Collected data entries
◆ ◆ ◆ ◆ ◆

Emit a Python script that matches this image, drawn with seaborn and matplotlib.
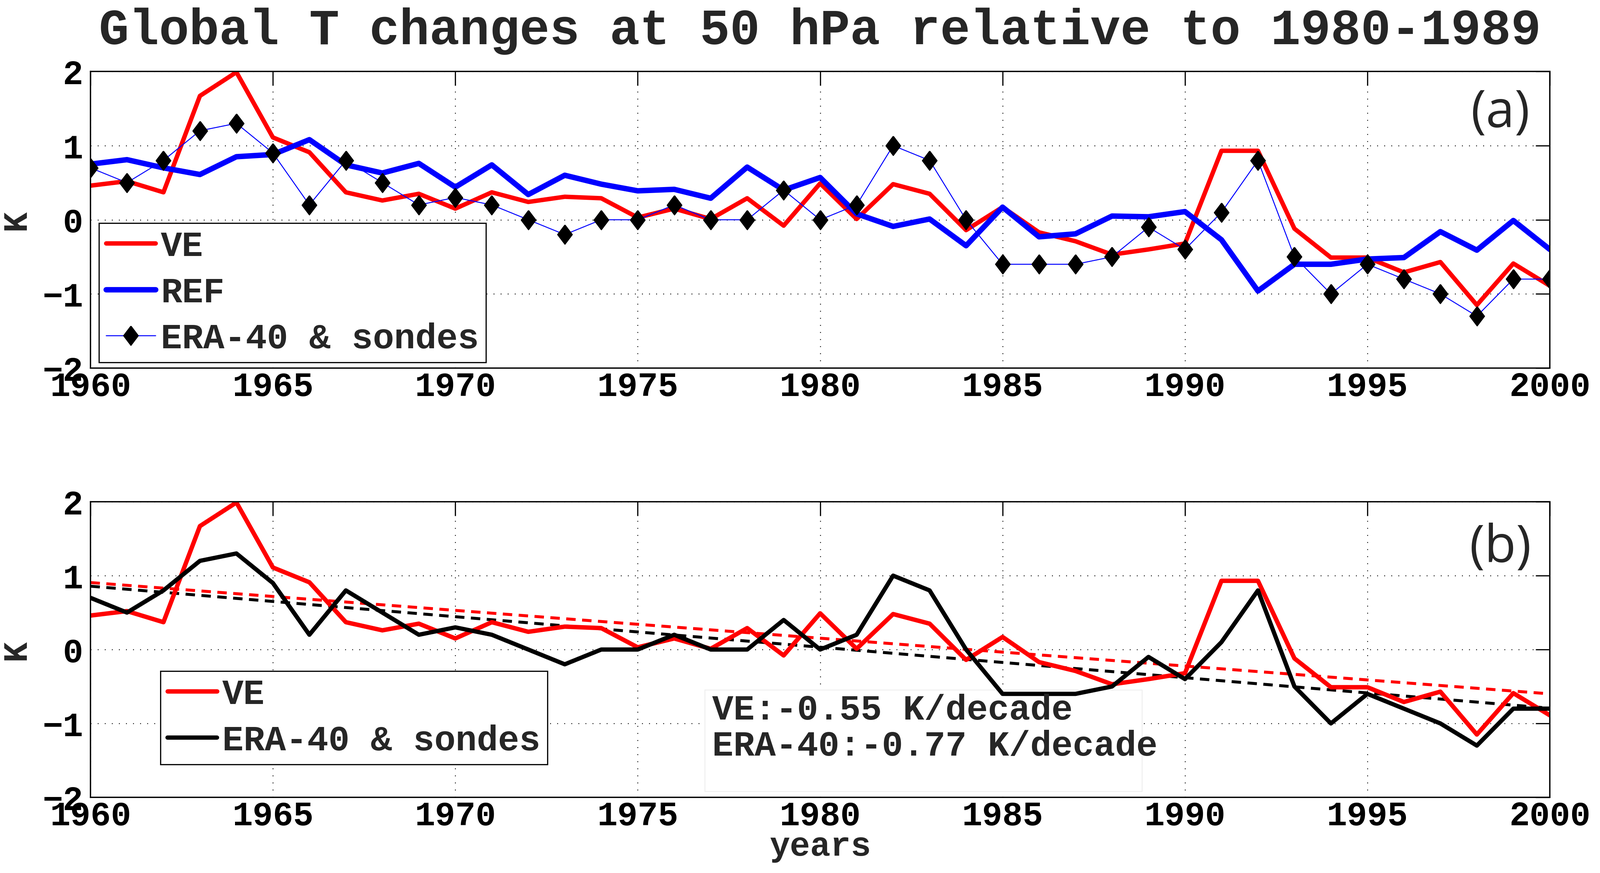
"""
Global T changes at 50 hPa relative to 1980-1989: VE / REF / ERA-40 & sondes,
with linear trends in the lower panel.
Output: out.png
"""
import matplotlib
matplotlib.use("Agg")
import matplotlib.pyplot as plt
from matplotlib.patches import Rectangle
import seaborn as sns

FIG_PATH = "out.png"

TITLE = "Global T changes at 50 hPa relative to 1980-1989"

years = list(range(1960, 2001))

# VE run (K)
ve = [0.46, 0.52, 0.37, 1.67, 1.99, 1.11, 0.91, 0.37, 0.26, 0.35,
      0.15, 0.37, 0.24, 0.31, 0.29, 0.03, 0.15, 0.01, 0.29, -0.08,
      0.49, 0.01, 0.48, 0.35, -0.14, 0.17, -0.17, -0.29, -0.47, -0.40,
      -0.32, 0.93, 0.93, -0.12, -0.51, -0.51, -0.71, -0.57, -1.15, -0.59,
      -0.89]

# REF run (K)
ref = [0.75, 0.81, 0.70, 0.61, 0.85, 0.88, 1.08, 0.74, 0.63, 0.76,
       0.44, 0.74, 0.34, 0.60, 0.48, 0.39, 0.41, 0.29, 0.71, 0.40,
       0.57, 0.08, -0.09, 0.01, -0.35, 0.17, -0.23, -0.19, 0.05, 0.04,
       0.11, -0.27, -0.96, -0.60, -0.60, -0.53, -0.51, -0.16, -0.41, -0.01,
       -0.40]

# ERA-40 & sondes (K)
era = [0.7, 0.5, 0.8, 1.2, 1.3, 0.9, 0.2, 0.8, 0.5, 0.2,
       0.3, 0.2, 0.0, -0.2, 0.0, 0.0, 0.2, 0.0, 0.0, 0.4,
       0.0, 0.2, 1.0, 0.8, 0.0, -0.6, -0.6, -0.6, -0.5, -0.1,
       -0.4, 0.1, 0.8, -0.5, -1.0, -0.6, -0.8, -1.0, -1.3, -0.8,
       -0.8]

trend_labels = ["VE:-0.55 K/decade", "ERA-40:-0.77 K/decade"]

x_ticks = [1960, 1965, 1970, 1975, 1980, 1985, 1990, 1995, 2000]
y_ticks = [-2, -1, 0, 1, 2]

MONO = ["Liberation Mono", "DejaVu Sans Mono"]
SANS = ["Open Sans", "DejaVu Sans"]

# tall diamond like the matlab 'd' marker
DIAMOND = [(0, 1), (0.76, 0), (0, -1), (-0.76, 0), (0, 1)]

LEG_KW = dict(borderaxespad=0, prop={"weight": "bold", "size": 24},
              frameon=True, fancybox=False, framealpha=1, edgecolor="k",
              handlelength=1.4, handletextpad=0.15, labelspacing=0.37,
              borderpad=0.2)


def style_axes(ax):
    ax.set_xlim(1960, 2000)
    ax.set_ylim(-2, 2)
    ax.set_xticks(x_ticks)
    ax.set_yticks(y_ticks)
    ax.grid(True, color="k", linestyle=(0, (1, 7)), linewidth=0.6)
    ax.tick_params(direction="in", length=9.6, width=0.8, top=True, right=True,
                   labelsize=23, colors="k")
    ax.tick_params(axis="y", pad=5)
    ax.tick_params(axis="x", pad=2)
    for lab in ax.get_xticklabels() + ax.get_yticklabels():
        lab.set_fontweight("bold")
    for sp in ax.spines.values():
        sp.set_visible(True)
        sp.set_color("k")
        sp.set_linewidth(0.9)
    ax.set_ylabel("K", fontsize=23, fontweight="bold")
    ax.yaxis.set_label_coords(-0.040, 0.5)


def main():
    sns.set_style("white")
    plt.rcParams["font.family"] = MONO
    plt.rcParams["axes.unicode_minus"] = True

    fig = plt.figure(figsize=(4527 / 300, 2470 / 300), dpi=300)
    left, width = 256 / 4527, (4385 - 256) / 4527
    ax1 = fig.add_axes([left, 1 - 1042 / 2470, width, 839 / 2470])
    ax2 = fig.add_axes([left, 1 - 2256 / 2470, width, 836 / 2470])

    # ---- (a)
    sns.lineplot(x=years, y=ve, ax=ax1, color="red", lw=3.0, label="VE")
    sns.lineplot(x=years, y=ref, ax=ax1, color="blue", lw=3.7, label="REF")
    sns.lineplot(x=years, y=era, ax=ax1, color="blue", lw=0.65,
                 marker=DIAMOND, markersize=13, markerfacecolor="k",
                 markeredgecolor="k", label="ERA-40 & sondes")
    style_axes(ax1)
    h, l = ax1.get_legend_handles_labels()
    ax1.legend(h, l, loc="lower left", bbox_to_anchor=(0.0058, 0.019), **LEG_KW)
    ax1.legend_.get_frame().set_linewidth(0.8)
    ax1.text(0.966, 0.859, "(a)", transform=ax1.transAxes, ha="center",
             va="center", fontsize=35, family=SANS)

    # ---- (b)
    sns.regplot(x=years, y=ve, ax=ax2, scatter=False, ci=None, color="red",
                line_kws=dict(lw=2.0, dashes=(3.2, 2.2)))
    sns.regplot(x=years, y=era, ax=ax2, scatter=False, ci=None, color="k",
                line_kws=dict(lw=2.0, dashes=(3.2, 2.2)))
    l_ve = sns.lineplot(x=years, y=ve, ax=ax2, color="red", lw=3.0,
                        label="VE").lines[-1]
    l_era = sns.lineplot(x=years, y=era, ax=ax2, color="k", lw=2.9,
                         label="ERA-40 & sondes").lines[-1]
    style_axes(ax2)
    ax2.legend([l_ve, l_era], ["VE", "ERA-40 & sondes"], loc="upper left",
               bbox_to_anchor=(0.048, 0.427), **LEG_KW)
    ax2.legend_.get_frame().set_linewidth(0.8)
    ax2.text(0.966, 0.843, "(b)", transform=ax2.transAxes, ha="center",
             va="center", fontsize=35, family=SANS)

    ax2.add_patch(Rectangle((0.421, 0.0203), 0.2995, 0.3433,
                            transform=ax2.transAxes, facecolor="white",
                            edgecolor="#eeeeee", linewidth=0.6, zorder=1.8))
    for txt, yy in zip(trend_labels, [0.2955, 0.1734]):
        ax2.text(0.426, yy, txt, transform=ax2.transAxes, ha="left",
                 va="center", fontsize=24, fontweight="bold", zorder=3)

    ax2.set_xlabel("years", fontsize=23, fontweight="bold")
    ax2.xaxis.set_label_coords(0.5, -0.112)

    fig.text(2320 / 4527, 1 - 125 / 2470, TITLE, ha="center", va="baseline",
             fontsize=34, fontweight="bold")

    fig.savefig(FIG_PATH, dpi=300)
    plt.close(fig)
    print(f"Saved {FIG_PATH}")


if __name__ == "__main__":
    main()
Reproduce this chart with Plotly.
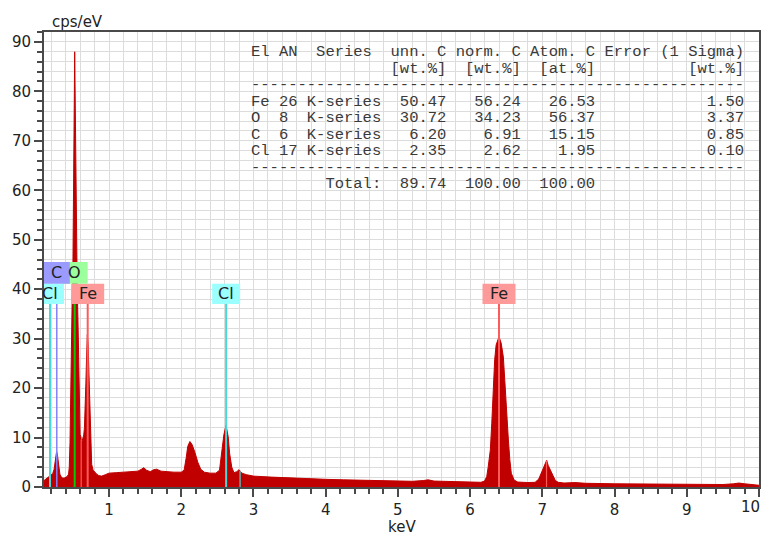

◆ ◆ ◆ ◆ ◆

**GOAL:** Repeat only the lines from the beginning of the material through the line containing "years = list(range(1960, 2001))", both ends kept, leaving pictures out.

**SOLUTION TO THIS TASK:**
Emit a Python script that matches this image, drawn with seaborn and matplotlib.
"""
Global T changes at 50 hPa relative to 1980-1989: VE / REF / ERA-40 & sondes,
with linear trends in the lower panel.
Output: out.png
"""
import matplotlib
matplotlib.use("Agg")
import matplotlib.pyplot as plt
from matplotlib.patches import Rectangle
import seaborn as sns

FIG_PATH = "out.png"

TITLE = "Global T changes at 50 hPa relative to 1980-1989"

years = list(range(1960, 2001))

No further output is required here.